**THE REQUEST**
Quote every line of the data below as it stands, omitting pictures.

◆ ◆ ◆ ◆ ◆

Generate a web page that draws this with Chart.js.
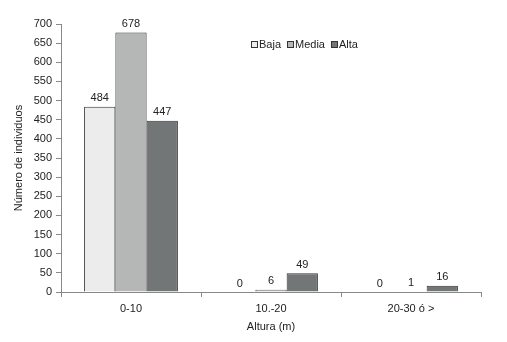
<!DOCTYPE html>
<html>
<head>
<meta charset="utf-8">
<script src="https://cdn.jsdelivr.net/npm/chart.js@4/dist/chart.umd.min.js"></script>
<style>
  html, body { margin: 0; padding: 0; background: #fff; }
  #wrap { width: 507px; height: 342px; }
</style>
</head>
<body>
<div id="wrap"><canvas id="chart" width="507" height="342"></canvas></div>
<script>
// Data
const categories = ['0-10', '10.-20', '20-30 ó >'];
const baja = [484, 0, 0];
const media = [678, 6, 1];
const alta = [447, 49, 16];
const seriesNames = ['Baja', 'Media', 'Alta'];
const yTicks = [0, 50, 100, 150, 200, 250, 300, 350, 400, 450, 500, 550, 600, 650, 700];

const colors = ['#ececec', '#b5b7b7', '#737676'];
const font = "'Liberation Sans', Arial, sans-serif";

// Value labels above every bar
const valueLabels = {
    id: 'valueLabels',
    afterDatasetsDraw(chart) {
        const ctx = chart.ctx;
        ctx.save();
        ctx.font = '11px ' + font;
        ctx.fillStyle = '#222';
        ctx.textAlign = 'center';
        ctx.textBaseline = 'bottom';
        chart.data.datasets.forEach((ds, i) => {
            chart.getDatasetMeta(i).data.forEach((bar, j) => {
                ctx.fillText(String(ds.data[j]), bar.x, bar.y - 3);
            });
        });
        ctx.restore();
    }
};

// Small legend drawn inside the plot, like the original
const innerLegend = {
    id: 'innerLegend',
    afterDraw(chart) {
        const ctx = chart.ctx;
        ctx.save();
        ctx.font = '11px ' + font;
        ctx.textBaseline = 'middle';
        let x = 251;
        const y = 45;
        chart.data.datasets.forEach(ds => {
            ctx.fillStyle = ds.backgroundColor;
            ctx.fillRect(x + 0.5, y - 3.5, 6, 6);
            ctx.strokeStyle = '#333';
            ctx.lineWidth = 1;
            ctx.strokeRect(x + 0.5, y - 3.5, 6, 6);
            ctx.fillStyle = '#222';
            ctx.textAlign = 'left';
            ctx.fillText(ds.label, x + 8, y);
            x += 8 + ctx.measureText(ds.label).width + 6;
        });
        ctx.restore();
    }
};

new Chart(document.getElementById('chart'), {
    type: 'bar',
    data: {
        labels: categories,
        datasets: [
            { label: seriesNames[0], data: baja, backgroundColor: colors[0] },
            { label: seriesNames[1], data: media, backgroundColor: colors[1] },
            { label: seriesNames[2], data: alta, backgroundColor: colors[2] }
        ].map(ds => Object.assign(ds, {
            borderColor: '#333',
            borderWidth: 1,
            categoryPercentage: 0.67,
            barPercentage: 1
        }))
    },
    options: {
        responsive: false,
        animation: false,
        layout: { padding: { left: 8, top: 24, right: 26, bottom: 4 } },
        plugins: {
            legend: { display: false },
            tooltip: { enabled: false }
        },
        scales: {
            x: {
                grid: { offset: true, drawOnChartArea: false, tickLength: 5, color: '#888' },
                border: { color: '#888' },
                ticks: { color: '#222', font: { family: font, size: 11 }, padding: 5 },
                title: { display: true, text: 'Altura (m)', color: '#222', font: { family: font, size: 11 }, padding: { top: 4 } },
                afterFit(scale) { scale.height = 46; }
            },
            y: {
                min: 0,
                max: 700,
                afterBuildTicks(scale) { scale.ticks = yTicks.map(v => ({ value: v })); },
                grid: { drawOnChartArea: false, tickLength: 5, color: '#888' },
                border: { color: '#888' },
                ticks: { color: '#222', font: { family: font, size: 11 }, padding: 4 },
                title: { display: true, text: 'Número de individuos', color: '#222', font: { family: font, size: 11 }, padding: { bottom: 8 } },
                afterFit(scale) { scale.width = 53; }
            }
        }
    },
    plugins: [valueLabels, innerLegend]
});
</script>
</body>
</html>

◆ ◆ ◆ ◆ ◆

**THE RESPONSE**
Generate a web page that draws this with Chart.js.
<!DOCTYPE html>
<html>
<head>
<meta charset="utf-8">
<script src="https://cdn.jsdelivr.net/npm/chart.js@4/dist/chart.umd.min.js"></script>
<style>
  html, body { margin: 0; padding: 0; background: #fff; }
  #wrap { width: 507px; height: 342px; }
</style>
</head>
<body>
<div id="wrap"><canvas id="chart" width="507" height="342"></canvas></div>
<script>
// Data
const categories = ['0-10', '10.-20', '20-30 ó >'];
const baja = [484, 0, 0];
const media = [678, 6, 1];
const alta = [447, 49, 16];
const seriesNames = ['Baja', 'Media', 'Alta'];
const yTicks = [0, 50, 100, 150, 200, 250, 300, 350, 400, 450, 500, 550, 600, 650, 700];

const colors = ['#ececec', '#b5b7b7', '#737676'];
const font = "'Liberation Sans', Arial, sans-serif";

// Value labels above every bar
const valueLabels = {
    id: 'valueLabels',
    afterDatasetsDraw(chart) {
        const ctx = chart.ctx;
        ctx.save();
        ctx.font = '11px ' + font;
        ctx.fillStyle = '#222';
        ctx.textAlign = 'center';
        ctx.textBaseline = 'bottom';
        chart.data.datasets.forEach((ds, i) => {
            chart.getDatasetMeta(i).data.forEach((bar, j) => {
                ctx.fillText(String(ds.data[j]), bar.x, bar.y - 3);
            });
        });
        ctx.restore();
    }
};

// Small legend drawn inside the plot, like the original
const innerLegend = {
    id: 'innerLegend',
    afterDraw(chart) {
        const ctx = chart.ctx;
        ctx.save();
        ctx.font = '11px ' + font;
        ctx.textBaseline = 'middle';
        let x = 251;
        const y = 45;
        chart.data.datasets.forEach(ds => {
            ctx.fillStyle = ds.backgroundColor;
            ctx.fillRect(x + 0.5, y - 3.5, 6, 6);
            ctx.strokeStyle = '#333';
            ctx.lineWidth = 1;
            ctx.strokeRect(x + 0.5, y - 3.5, 6, 6);
            ctx.fillStyle = '#222';
            ctx.textAlign = 'left';
            ctx.fillText(ds.label, x + 8, y);
            x += 8 + ctx.measureText(ds.label).width + 6;
        });
        ctx.restore();
    }
};

new Chart(document.getElementById('chart'), {
    type: 'bar',
    data: {
        labels: categories,
        datasets: [
            { label: seriesNames[0], data: baja, backgroundColor: colors[0] },
            { label: seriesNames[1], data: media, backgroundColor: colors[1] },
            { label: seriesNames[2], data: alta, backgroundColor: colors[2] }
        ].map(ds => Object.assign(ds, {
            borderColor: '#333',
            borderWidth: 1,
            categoryPercentage: 0.67,
            barPercentage: 1
        }))
    },
    options: {
        responsive: false,
        animation: false,
        layout: { padding: { left: 8, top: 24, right: 26, bottom: 4 } },
        plugins: {
            legend: { display: false },
            tooltip: { enabled: false }
        },
        scales: {
            x: {
                grid: { offset: true, drawOnChartArea: false, tickLength: 5, color: '#888' },
                border: { color: '#888' },
                ticks: { color: '#222', font: { family: font, size: 11 }, padding: 5 },
                title: { display: true, text: 'Altura (m)', color: '#222', font: { family: font, size: 11 }, padding: { top: 4 } },
                afterFit(scale) { scale.height = 46; }
            },
            y: {
                min: 0,
                max: 700,
                afterBuildTicks(scale) { scale.ticks = yTicks.map(v => ({ value: v })); },
                grid: { drawOnChartArea: false, tickLength: 5, color: '#888' },
                border: { color: '#888' },
                ticks: { color: '#222', font: { family: font, size: 11 }, padding: 4 },
                title: { display: true, text: 'Número de individuos', color: '#222', font: { family: font, size: 11 }, padding: { bottom: 8 } },
                afterFit(scale) { scale.width = 53; }
            }
        }
    },
    plugins: [valueLabels, innerLegend]
});
</script>
</body>
</html>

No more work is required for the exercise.